Mistake #5: Wrong Typeface
Mistake number five is choosing the wrong typeface. The author’s “favorite” font is rarely the most important consideration and some decorative fonts can be dead wrong. Typography “talks,” and the font should match the tone of the text and the book’s genre, be it a lighthearted children’s book, an authoritative legal reference book, or anything in between. The powerful first impression of any book is largely subliminal; book buyers don’t really have a conscious awareness of why a cover image or typeface is appealing, they just know. Make sure your cover is sending the right message!
Mistake #6: Making the Back Cover All About Them
The sixth cover design mistake is to make the back cover text all about the author rather than the buyer. Buyers of any product or service are asking one question, “What’s in it for ME?” Back cover text for fiction titles should arouse curiosity but not satisfy it. I recommend a headline on the back cover so the interested buyer gets an immediate, additional reason to read more. For nonfiction titles, just the opposite: specific benefits should be included, perhaps as bullet points. All back cover text should end with a call to action, some form of “buy now!”

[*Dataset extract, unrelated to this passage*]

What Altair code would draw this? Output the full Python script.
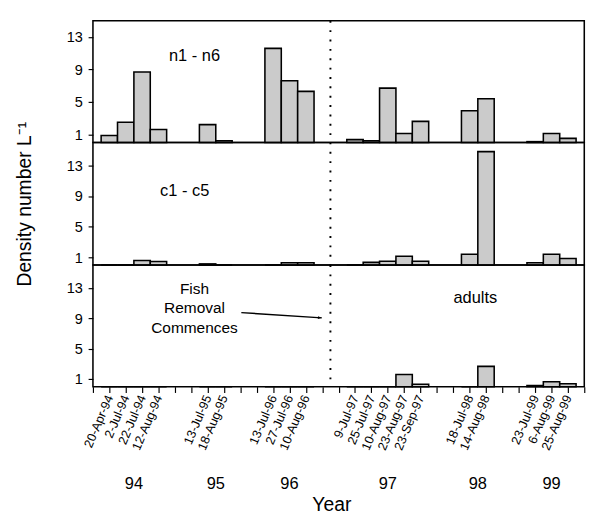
import altair as alt
import pandas as pd

# ---------------- data ----------------
dates = ["20-Apr-94", "2-Jul-94", "22-Jul-94", "12-Aug-94",
         "13-Jul-95", "18-Aug-95",
         "13-Jul-96", "27-Jul-96", "10-Aug-96",
         "9-Jul-97", "25-Jul-97", "10-Aug-97", "23-Aug-97", "23-Sep-97",
         "18-Jul-98", "14-Aug-98",
         "23-Jul-99", "6-Aug-99", "25-Aug-99"]
slots = [1, 2, 3, 4, 7, 8, 11, 12, 13, 16, 17, 18, 19, 20, 23, 24, 27, 28, 29]

nauplii = [0.85, 2.5, 8.7, 1.6, 2.2, 0.2, 11.6, 7.6, 6.3,
           0.35, 0.2, 6.7, 1.1, 2.6, 3.9, 5.4, 0.1, 1.1, 0.5]
copepodites = [0.0, 0.0, 0.6, 0.45, 0.15, 0.0, 0.0, 0.3, 0.3,
               0.0, 0.35, 0.5, 1.15, 0.5, 1.4, 14.8, 0.3, 1.4, 0.85]
adults = [0.0, 0.0, 0.0, 0.0, 0.0, 0.0, 0.0, 0.0, 0.0,
          0.0, 0.0, 0.0, 1.6, 0.33, 0.0, 2.67, 0.15, 0.64, 0.38]

years = ["94", "95", "96", "97", "98", "99"]
year_pos = [2.5, 7.5, 12, 18, 23.5, 28]
removal_pos = [14.5]
y_ticks = [1, 5, 9, 13]

FONT = "Liberation Sans"
W = 509
N_SLOTS = 30

xscale = alt.Scale(domain=[0, N_SLOTS], nice=False, zero=False)

lab = [""] * (N_SLOTS + 1)
for s, d in zip(slots, dates):
    lab[s] = d
label_expr = "[" + ",".join("'" + t + "'" for t in lab) + "][datum.value]"


def make_panel(values, ymax, xaxis, yaxis, texts):
    df = pd.DataFrame({"slot": slots, "date": dates, "value": values})
    yscale = alt.Scale(domain=[0, ymax], nice=False, zero=True)

    def X(field):
        return alt.X(field, type="quantitative", scale=xscale, axis=xaxis)

    def Y(field):
        return alt.Y(field, type="quantitative", scale=yscale, axis=yaxis)

    bars = alt.Chart(df).transform_calculate(
        x0="datum.slot - 0.5", x1="datum.slot + 0.5", base="0"
    ).mark_rect(fill="#cbcbcb", stroke="black", strokeWidth=1.6).encode(
        x=X("x0"), x2="x1:Q", y=Y("value"), y2="base:Q"
    )
    rule = alt.Chart(pd.DataFrame({"x": removal_pos})).mark_rule(
        color="black", strokeWidth=2, strokeDash=[2, 7.7]
    ).encode(x=X("x"))
    layers = [bars, rule]
    for (txt, tx, ty, size) in texts:
        layers.append(
            alt.Chart(pd.DataFrame({"x": [tx], "y": [ty], "t": [txt]})).mark_text(
                font=FONT, fontSize=size, color="black", lineBreak="\n", lineHeight=20
            ).encode(x=X("x"), y=Y("y"), text="t:N")
        )
    return layers, X, Y


def y_axis(title=None):
    kw = dict(values=y_ticks, grid=False, tickSize=5, tickWidth=1.2,
              labelPadding=6, labelFontSize=15, domain=False)
    if title:
        return alt.Axis(title=title, titleFontSize=20, titleFontWeight="normal",
                        titlePadding=33, **kw)
    return alt.Axis(title=None, **kw)


# panel 1
l1, X1, Y1 = make_panel(nauplii, 15, None, y_axis(),
                        [("n1 - n6", 6.2, 10.6, 17)])
p1 = alt.layer(*l1).properties(width=W, height=126)

# panel 2
l2, X2, Y2 = make_panel(copepodites, 16, None, y_axis("Density  number L⁻¹"),
                        [("c1 - c5", 5.6, 9.7, 17)])
p2 = alt.layer(*l2).properties(width=W, height=127)

# panel 3
xaxis3 = alt.Axis(values=list(range(N_SLOTS + 1)), labelExpr=label_expr,
                  labelAngle=293, labelFontSize=13, labelPadding=3,
                  labelOverlap=False, labelFlush=False, labelBound=False,
                  tickSize=6, tickWidth=1.2, domain=False, grid=False,
                  title="Year", titleFontSize=20, titleFontWeight="normal",
                  titleX=247, titleY=128, titleBaseline="alphabetic")
l3, X3, Y3 = make_panel(adults, 16, xaxis3, y_axis(),
                        [("adults", 23.35, 11.6, 17),
                         ("Fish\nRemoval\nCommences", 6.2, 12.8, 16)])

arrow_df = pd.DataFrame({"x": [9.06], "y": [9.74], "x2": [13.97], "y2": [9.05]})
arrow_line = alt.Chart(arrow_df).mark_rule(color="black", strokeWidth=1.5).encode(
    x=X3("x"), y=Y3("y"), x2="x2:Q", y2="y2:Q")
arrow_head = alt.Chart(arrow_df).mark_point(
    shape="M-2,-0.7L0,0L-2,0.7Z", filled=True, color="black", size=16,
    angle=3.7, opacity=1
).encode(x=X3("x2"), y=Y3("y2"))

year_df = pd.DataFrame({"x": year_pos, "t": years})
year_text = alt.Chart(year_df).mark_text(
    font=FONT, fontSize=17, color="black", baseline="middle"
).encode(x=X3("x"), y=alt.value(227), text="t:N")

p3 = alt.layer(*l3, arrow_line, arrow_head, year_text).properties(width=W, height=126)

chart = alt.vconcat(p1, p2, p3, spacing=0, bounds="flush").resolve_scale(
    x="independent", y="independent"
).properties(
    padding={"left": 6, "top": 2, "right": 0, "bottom": 0}
).configure_view(
    stroke="black", strokeWidth=1.6
).configure_axis(
    labelFont=FONT, titleFont=FONT, labelColor="black", titleColor="black",
    tickColor="black", domainColor="black"
).configure_text(font=FONT)

chart.save("out.html", embed_options={"renderer": "svg", "actions": False})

Should authors attempt to design and produce book covers? If the author is releasing a book only for friends and family, maybe, but I would argue that even then “good enough” is an excuse, not a standard. Professional book designers will produce a much more eye-catching and memorable product than an author using some free design software or generic online design service or template.
If the book is intended for sale, and the author has had little or no professional input, free tools can only put out what the author puts in. The reviews will be swift and brutal, and sales will screech to a halt—if they ever get off the ground in the first place.